Indiana’s OWN “big three” — Danny Granger, David West and Roy Hibbert — asserted itself early in Game 6 at Bankers Life Fieldhouse on Thursday night. But when the Pacers abandoned their inside game, Miami’s Dwyane Wade and the Heat took over and ended the series with a 105-93 win.

“They gave it everything they had and it wasn’t enough,” Pacers coach Frank Vogel said.

The three anchored a 10-2 Pacers run to start the game. West — who scored just eight and 10 points in Games 4 and 5, respectively — dropped eight points within the game’s first eight minutes.

Of Indiana’s first 24 points, 21 were in the paint with the lone exception of a Granger three-pointer. Granger led the Pacers in scoring in that first quarter with nine, followed by West with eight and Hibbert with four.

Big time

Granger, West and Hibbert, along with Paul George, gave the Indiana lineup three players at 6-9 and one at 7-2. Miami had just one player in that range: Ronny Turiaf at 6-10.

The Pacers’ bigs, egged on by the crowd’s jeers of “Heat are softer,” carried that ownership of the paint over to the defensive side as well, as the Heat did not manage a single offensive rebound in the opening quarter. Indiana out-rebounded Miami 14-3 total in that quarter, and jumped out to a 28-21 lead.

But the Pacers changed their approach at the start of the second quarter. Granger, West and Hibbert all remained seated as Lou Amundson, Darren Collison, Tyler Hansborough, Dahntay Jones and Leandro Barbosa took the floor. With the lane suddenly clear, Wade went to work.

Wade scored six points within the first three minutes of Indiana’s “big three”-less second quarter to help Miami take its first lead at 32-30.

Bench woes

“You have to use your bench at some point,” Vogel said.

And while Granger, West and Hibbert would return, Wade’s hot hand was too much to handle. After managing just six points in the first quarter, he posted 20 points in the second quarter alone, and went on the score 41 total. It was Wade’s season-high score, topping his regular-season high of 36 points.

LeBron James added 26 points of his own.

“We’re making no excuses,” Heat coach Erik Spoelsta said of his team’s play without Chris Bosh. “We have enough. [Wade and James] have to give us more. … They know they have to play at a higher lever.”

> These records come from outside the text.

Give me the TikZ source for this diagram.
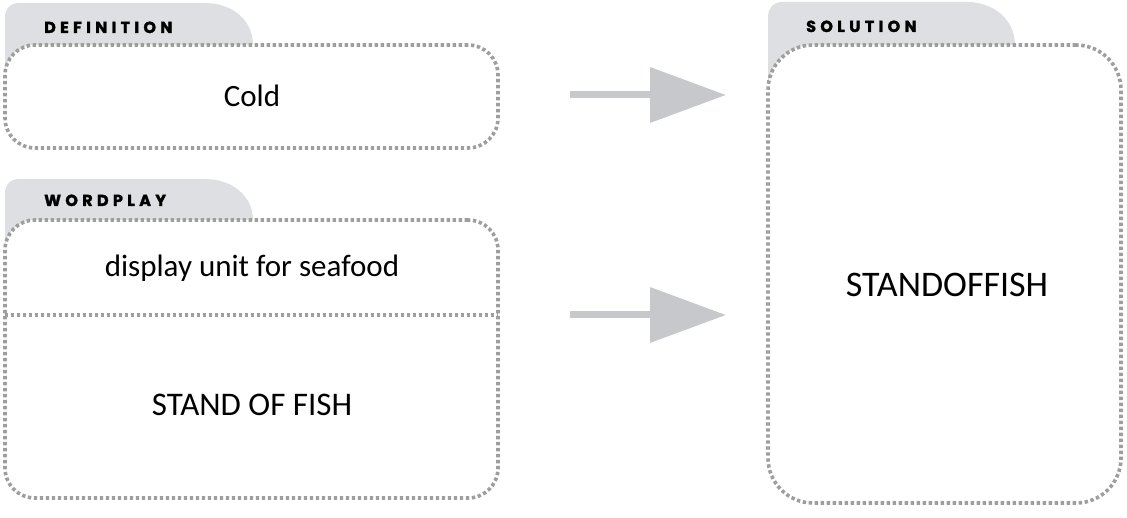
\documentclass[tikz,border=0pt]{standalone}
\usepackage{fontspec}
\setmainfont{Carlito}
\newfontfamily\hdrfont{Poppins}[LetterSpace=27, BoldFeatures={FakeBold=1.8}]
\usetikzlibrary{arrows.meta}
\definecolor{tabgray}{RGB}{221,223,226}
\definecolor{dotgray}{RGB}{158,158,158}
\definecolor{arrgray}{RGB}{199,200,203}
\tikzset{
  dotline/.style={draw=dotgray, line width=3.6pt, dash pattern=on 3.4pt off 2.6pt},
  dotbox/.style={dotline, fill=white, inner sep=0pt},
  hdr/.style={anchor=base west, font=\hdrfont\bfseries\fontsize{16}{18}\selectfont, inner sep=0pt},
  body/.style={font=\fontsize{31}{36}\selectfont, inner sep=0pt},
  bigarrow/.style={draw=arrgray, line width=7pt, -{Triangle[length=76pt,width=54pt]}}
}
\begin{document}
\begin{tikzpicture}[x=1pt,y=-1pt]
\useasboundingbox (0,0) rectangle (1127,518);
% tabs
\fill[tabgray] (5,80) -- (5,17) .. controls (5,9) and (10,3) .. (19,3) -- (205,3) .. controls (232,3) and (253,20) .. (253,45) -- (253,80) -- cycle;
\fill[tabgray] (5,255) -- (5,193) .. controls (5,185) and (10,179) .. (19,179) -- (205,179) .. controls (232,179) and (253,196) .. (253,220) -- (253,255) -- cycle;
\fill[tabgray] (768,95) -- (768,17) .. controls (768,9) and (773,2) .. (782,2) -- (967,2) .. controls (994,2) and (1015,20) .. (1015,45) -- (1015,95) -- cycle;
% headers
\node[hdr] (hdef) at (44,33) {DEFINITION};
\node[hdr] (hwp) at (44,206) {WORDPLAY};
\node[hdr] (hsol) at (806,32) {SOLUTION};
% boxes
\node[dotbox, rounded corners=30pt, minimum width=493pt, minimum height=103pt] (def) at (251.5,96.5) {};
\node[body] (cold) at (252,96) {Cold};
\node[dotbox, rounded corners=30pt, minimum width=493pt, minimum height=278pt] (wp) at (251.5,359) {};
\node[body] (disp) at (252,268) {display unit for seafood};
\node[body, font=\fontsize{33}{40}\selectfont] (sof) at (252,405) {STAND OF FISH};
\coordinate (divl) at (5,315);
\coordinate (divr) at (498,315);
\draw[dotline] (divl) -- (divr);
\node[dotbox, rounded corners=45pt, minimum width=353pt, minimum height=458pt] (sol) at (944.5,274) {};
\node[body, font=\fontsize{36}{42}\selectfont] (soltxt) at (947,285) {STANDOFFISH};
% arrows
\coordinate (a1s) at (570,95);
\coordinate (a1e) at (726,95);
\coordinate (a2s) at (570,315);
\coordinate (a2e) at (726,315);
\draw[bigarrow] (a1s) -- (a1e);
\draw[bigarrow] (a2s) -- (a2e);
\end{tikzpicture}
\end{document}
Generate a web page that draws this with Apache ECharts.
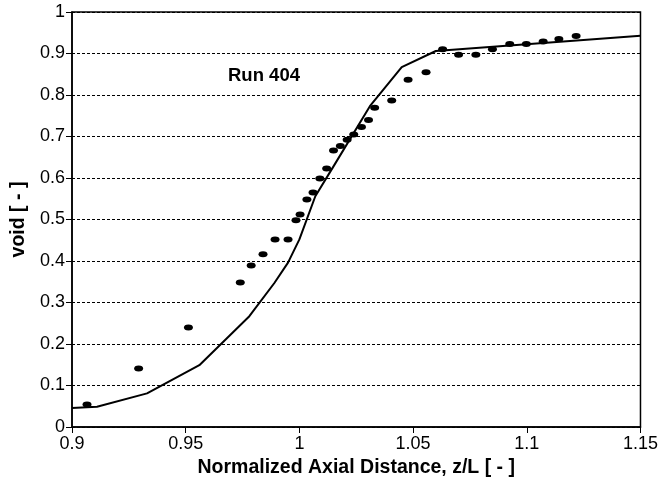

While Indiana owned the boards in the first quarter, Miami out-rebounded the Pacers 7-6 in the second, and 10-9 in the third.

“We feel like we had an opportunity,” Granger said. “The series was ours for the taking and we got back on our heels.”

Good as gone

Indiana got farther away from its inside game in the second half, starting with missed three-point attempts in its first two possessions. The Pacers followed that up with two turnovers and never regained their early presence in the post, which allowed the heat to jump out to a 79-69 lead by the third quarter’s end.

After combining for 21 points in the first quarter and 14 in the second, Granger, West and Hibbert disappeared. They combined for just two points the entire third quarter.

“We would have had to play our best to beat them, and we didn’t do that,” Vogel said. “We did at times.”

Indiana also committed six turnovers in the third quarter to Miami’s zero, and the Heat out-scored the Pacers 28-16 in that quarter. On the night, the Pacers turned it over 20 times, to Miami’s nine.